▶ Directive:
Copy exactly, please, the lines of the data from its start through the line containing "XAxis, YAxis, ReferenceLine".

▶ Supplied data:
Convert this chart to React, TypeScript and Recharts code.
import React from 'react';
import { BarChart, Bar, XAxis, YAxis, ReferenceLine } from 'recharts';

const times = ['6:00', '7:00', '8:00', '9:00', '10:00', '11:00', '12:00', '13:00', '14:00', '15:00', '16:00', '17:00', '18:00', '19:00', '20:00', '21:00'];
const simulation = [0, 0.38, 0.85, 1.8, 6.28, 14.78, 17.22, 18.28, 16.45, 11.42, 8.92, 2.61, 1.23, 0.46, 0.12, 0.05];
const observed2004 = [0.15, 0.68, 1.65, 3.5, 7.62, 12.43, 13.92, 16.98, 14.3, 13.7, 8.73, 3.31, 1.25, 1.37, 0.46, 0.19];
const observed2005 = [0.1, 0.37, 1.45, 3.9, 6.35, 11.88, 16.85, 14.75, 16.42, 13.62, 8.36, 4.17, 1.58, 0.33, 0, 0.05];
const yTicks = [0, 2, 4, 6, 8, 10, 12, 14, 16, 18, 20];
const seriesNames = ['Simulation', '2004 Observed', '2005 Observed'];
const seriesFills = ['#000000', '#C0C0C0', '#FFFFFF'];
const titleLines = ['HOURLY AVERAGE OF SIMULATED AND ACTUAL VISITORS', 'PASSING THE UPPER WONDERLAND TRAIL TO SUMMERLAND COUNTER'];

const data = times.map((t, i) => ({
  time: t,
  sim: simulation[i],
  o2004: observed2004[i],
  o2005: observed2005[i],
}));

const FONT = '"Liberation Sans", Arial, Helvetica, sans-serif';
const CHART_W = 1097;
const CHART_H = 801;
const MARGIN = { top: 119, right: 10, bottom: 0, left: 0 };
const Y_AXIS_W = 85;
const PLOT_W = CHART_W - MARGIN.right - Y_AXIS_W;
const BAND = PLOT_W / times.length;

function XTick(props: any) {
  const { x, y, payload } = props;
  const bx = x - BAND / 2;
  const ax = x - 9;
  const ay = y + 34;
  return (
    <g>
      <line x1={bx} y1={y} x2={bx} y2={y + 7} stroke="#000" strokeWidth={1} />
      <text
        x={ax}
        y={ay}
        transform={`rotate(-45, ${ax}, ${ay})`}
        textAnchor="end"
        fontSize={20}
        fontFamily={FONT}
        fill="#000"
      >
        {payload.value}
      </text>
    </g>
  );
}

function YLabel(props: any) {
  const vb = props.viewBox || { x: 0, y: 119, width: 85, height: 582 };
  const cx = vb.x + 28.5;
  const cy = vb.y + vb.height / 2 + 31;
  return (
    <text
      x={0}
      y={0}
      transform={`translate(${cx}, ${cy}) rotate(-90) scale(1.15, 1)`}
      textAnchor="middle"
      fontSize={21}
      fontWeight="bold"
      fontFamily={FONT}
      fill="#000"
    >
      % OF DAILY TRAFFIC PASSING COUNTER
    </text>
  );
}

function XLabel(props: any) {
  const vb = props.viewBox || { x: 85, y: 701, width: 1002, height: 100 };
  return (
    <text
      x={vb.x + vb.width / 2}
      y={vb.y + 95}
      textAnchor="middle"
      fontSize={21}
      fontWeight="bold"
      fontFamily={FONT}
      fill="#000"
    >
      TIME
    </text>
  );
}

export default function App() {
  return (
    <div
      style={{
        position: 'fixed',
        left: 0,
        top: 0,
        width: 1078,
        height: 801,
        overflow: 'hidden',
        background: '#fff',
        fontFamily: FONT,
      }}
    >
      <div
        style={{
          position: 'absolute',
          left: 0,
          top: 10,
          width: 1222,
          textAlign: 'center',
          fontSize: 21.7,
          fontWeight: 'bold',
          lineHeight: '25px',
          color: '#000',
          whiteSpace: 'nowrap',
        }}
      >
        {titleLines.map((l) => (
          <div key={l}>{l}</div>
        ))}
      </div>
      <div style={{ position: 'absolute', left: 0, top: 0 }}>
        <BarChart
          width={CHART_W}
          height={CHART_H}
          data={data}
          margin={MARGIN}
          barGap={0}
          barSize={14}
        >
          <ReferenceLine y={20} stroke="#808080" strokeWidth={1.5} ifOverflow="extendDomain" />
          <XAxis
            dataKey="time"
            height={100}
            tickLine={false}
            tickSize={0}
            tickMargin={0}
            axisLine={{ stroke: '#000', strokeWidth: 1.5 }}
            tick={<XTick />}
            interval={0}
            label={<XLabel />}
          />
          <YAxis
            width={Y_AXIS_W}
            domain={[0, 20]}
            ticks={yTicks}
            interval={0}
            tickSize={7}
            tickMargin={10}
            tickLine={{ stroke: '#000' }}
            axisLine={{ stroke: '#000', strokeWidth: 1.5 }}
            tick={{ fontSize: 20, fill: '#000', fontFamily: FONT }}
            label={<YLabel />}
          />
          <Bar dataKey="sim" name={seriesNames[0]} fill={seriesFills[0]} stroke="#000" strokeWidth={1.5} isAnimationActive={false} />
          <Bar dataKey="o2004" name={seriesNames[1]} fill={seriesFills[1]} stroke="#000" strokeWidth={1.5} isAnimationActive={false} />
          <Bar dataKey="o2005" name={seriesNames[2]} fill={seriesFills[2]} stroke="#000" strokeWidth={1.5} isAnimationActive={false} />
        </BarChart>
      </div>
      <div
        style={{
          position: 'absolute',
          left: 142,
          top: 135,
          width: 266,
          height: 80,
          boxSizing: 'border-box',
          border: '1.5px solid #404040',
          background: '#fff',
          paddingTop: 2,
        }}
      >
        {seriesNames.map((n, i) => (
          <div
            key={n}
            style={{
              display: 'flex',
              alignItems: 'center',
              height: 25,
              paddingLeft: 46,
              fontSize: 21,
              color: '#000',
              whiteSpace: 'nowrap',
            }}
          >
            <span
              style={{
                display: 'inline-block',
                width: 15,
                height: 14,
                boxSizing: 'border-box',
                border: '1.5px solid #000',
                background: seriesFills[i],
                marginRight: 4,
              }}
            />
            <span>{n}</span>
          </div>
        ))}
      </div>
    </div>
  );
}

▶ Answer to this problem:
Convert this chart to React, TypeScript and Recharts code.
import React from 'react';
import { BarChart, Bar, XAxis, YAxis, ReferenceLine } from 'recharts';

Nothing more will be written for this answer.